A Tax On Public Records? Idaho Agency Says Yes, For Now
Spurred by questions from KUER News, the Idaho State Tax Commission expects to introduce legislation next year that would prevent public agencies from collecting sales tax on documents and other records released by officials, KUER has learned.
Until a change is introduced, existing state law regarding taxes on copies of public records is open to interpretation, a Tax Commission spokeswoman wrote in an email. As of Friday, the Tax Commission website still notes that a sales tax can be charged.

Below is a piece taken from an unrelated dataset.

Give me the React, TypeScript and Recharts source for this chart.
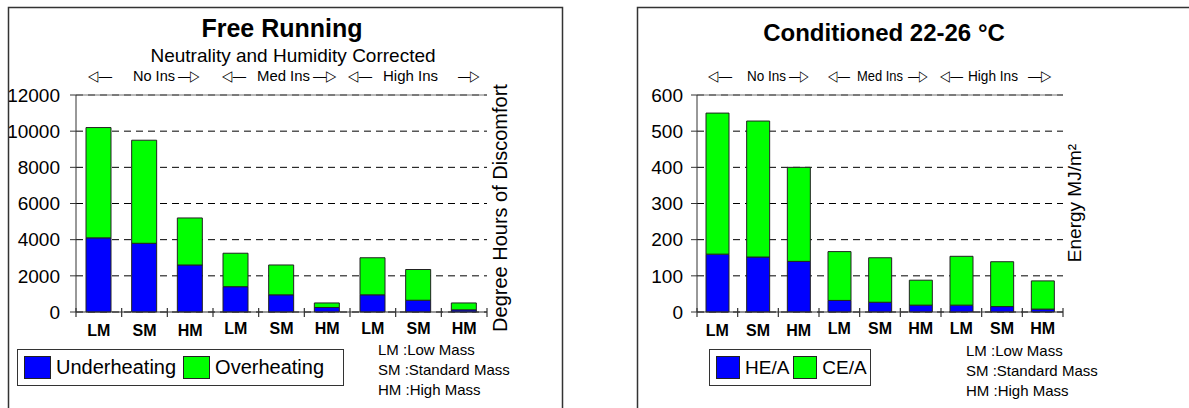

The fact that no one in state government can point to a statute where it gives an agency the authority to charge a sales tax speaks volumes about this issue. — Adam Marshall, Attorney, Reporters Committee for Freedom of the Press
“The Idaho State Tax Commission wants to thank you for bringing the issue of sales tax and public records request copies to our attention. It prompted us to evaluate the Idaho statutes,” spokeswoman Renee Eymann wrote. “The Tax Commission intends to bring legislation next year to clarify in the code that public records aren’t subject to sales tax in the interest of openness and transparency in government.”
The Idaho governor’s office must approve the proposed legislation before it goes to lawmakers. The state's next legislative session begins in January 2019.
The Tax Commission’s aim to clarify Idaho public record law follows a request submitted earlier this year by KUER News to the Pocatello Police Department. Claire Jones, a KUER newsroom assistant working on an upcoming podcast, asked for records on calls for service in the southern Idaho city.
Pocatello police applied redactions to records that tallied more than 200 pages, charging $145.80 for the time spent to complete the effort and copying costs. Idaho and other state and federal laws allow government agencies to assess fees to process and reproduce public records. In an unusual twist, the Pocatello department also charged a 6 percent sales tax of $8.75 on top of the cost to reproduce the records.
“I’ve never heard of that. That sounds extremely odd” to assess a tax on copies of public records, said Adam Marshall, an attorney with the Reporters Committee for Freedom of the Press, a Washington, D.C.-based group that advocates for journalists. “The fact that no one in state government can point to a statute where it gives an agency the authority to charge a sales tax speaks volumes about this issue.”
Pocatello City Attorney Jared Johnson acknowledged that the interpretation of the law can vary. Pocatello has chosen to charge a sales tax on copies of public records, he said.
“It’s not clear in the code whether in fact that can’t be done,” he said.
The state Attorney General’s Office, in contrast, does not collect sales tax on reproduced public records, spokesman Scott Graf said.
How much money Pocatello or other Idaho agencies may have collected from the practice is unknown. It is also unclear how often officials in the state charge a sales tax when releasing public records. The Tax Commission does not track what portion of an agency’s reported sales tax revenue comes from released copies of requested public records, Eymann, the commission’s spokeswoman, said.
“The only way to determine that would be to contact each government entity separately to see if they have the information,” she wrote in a separate email.
After reviewing the assessed fees, Pocatello police decreased the sales tax from $8.75 to 43 cents. But the amount of money isn’t the issue, said Betsy Russell, president of the Idaho Press Club and a veteran journalist.
“The point is to preserve citizen access to government records, not to soak people for extra money,” she said. “It’s just wrong.”